Between 2006 and 2012, some 55,000 Africans—many of the Muslims, coming especially from Sudan and Eritrea—entered the Jewish state illegally via the Sinai Peninsula. Some fled war and famine; others merely sought opportunity. At the time, the influx of migrants caused much controversy, but since then the border has been sealed and the Israeli government arranged for about 20,000 to settle elsewhere. Of those who remain, some have become citizens and joined the IDF. Daniel Pipes revisits the episode, and what it suggests about changing Muslim attitudes toward Israel:
A Sudanese woman explained why she walked more than 200 miles across Egypt and the Sinai desert to the Israeli border: Egyptians “spit on us and called us monkeys and animals” while she heard that she would be treated well in Israel. And, indeed, she was: “they gave us chocolate and juice and handcuffed us.”

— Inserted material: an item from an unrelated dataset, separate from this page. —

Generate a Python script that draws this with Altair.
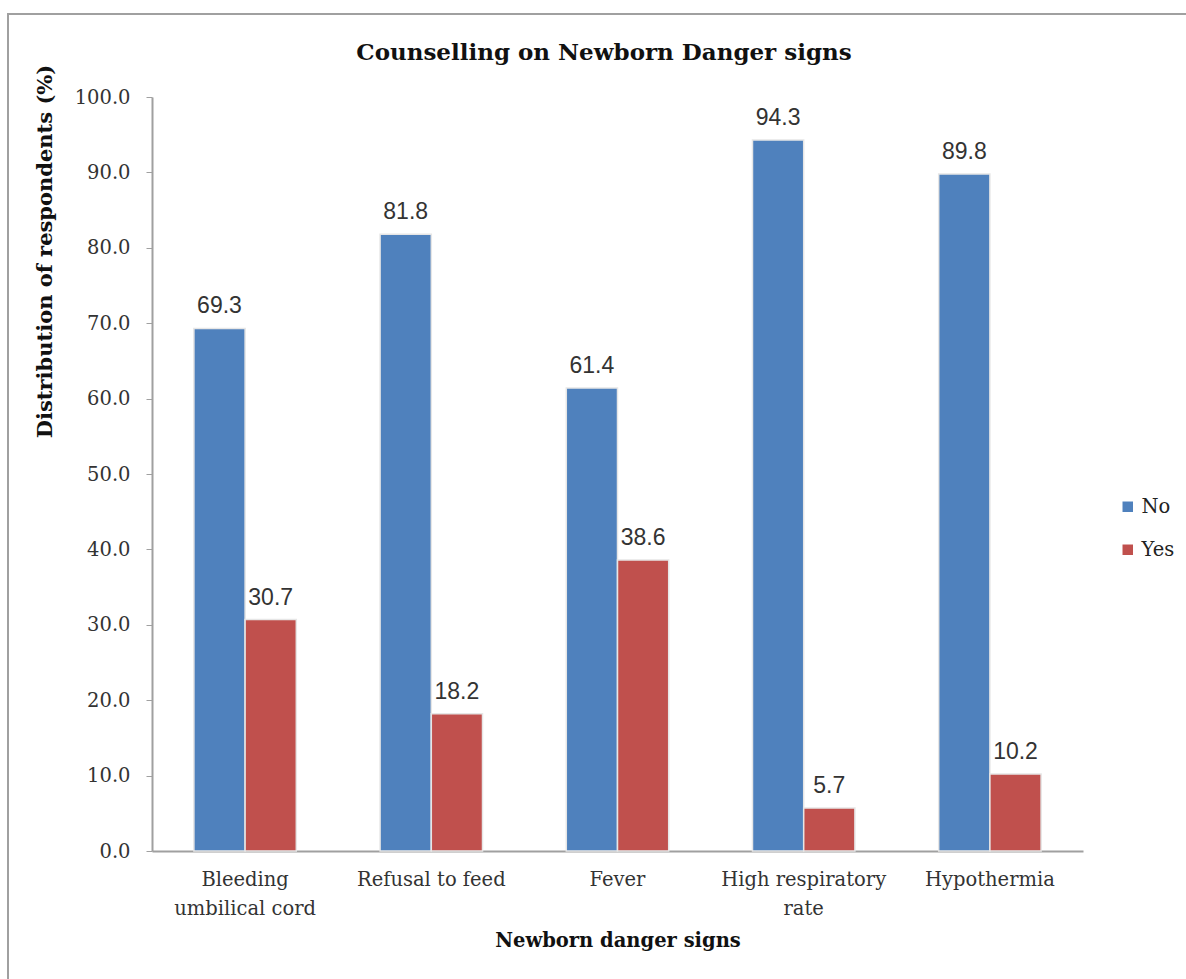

Muslim migrants abandoning their countries of origin, traveling long distances, enduring terrible experiences in Egypt, and taking a chance in the Jewish state unambiguously reveals a wide but covert appreciation of Israel. Far from the angry oratory of the United Nations or the insipid bigotry of the Middle East studies professoriate, large numbers of Muslims long to live among Zionists. As Malcolm Hedding of the International Christian Embassy in Jerusalem has noted, “It is remarkable that while some highly educated British academics consider Israel a racist and immoral country, these simple Sudanese refugees seem to know better.”
Thus do Muslim Africans desperate to reach the Jewish state point to an important aspect of Israel’s growing acceptance.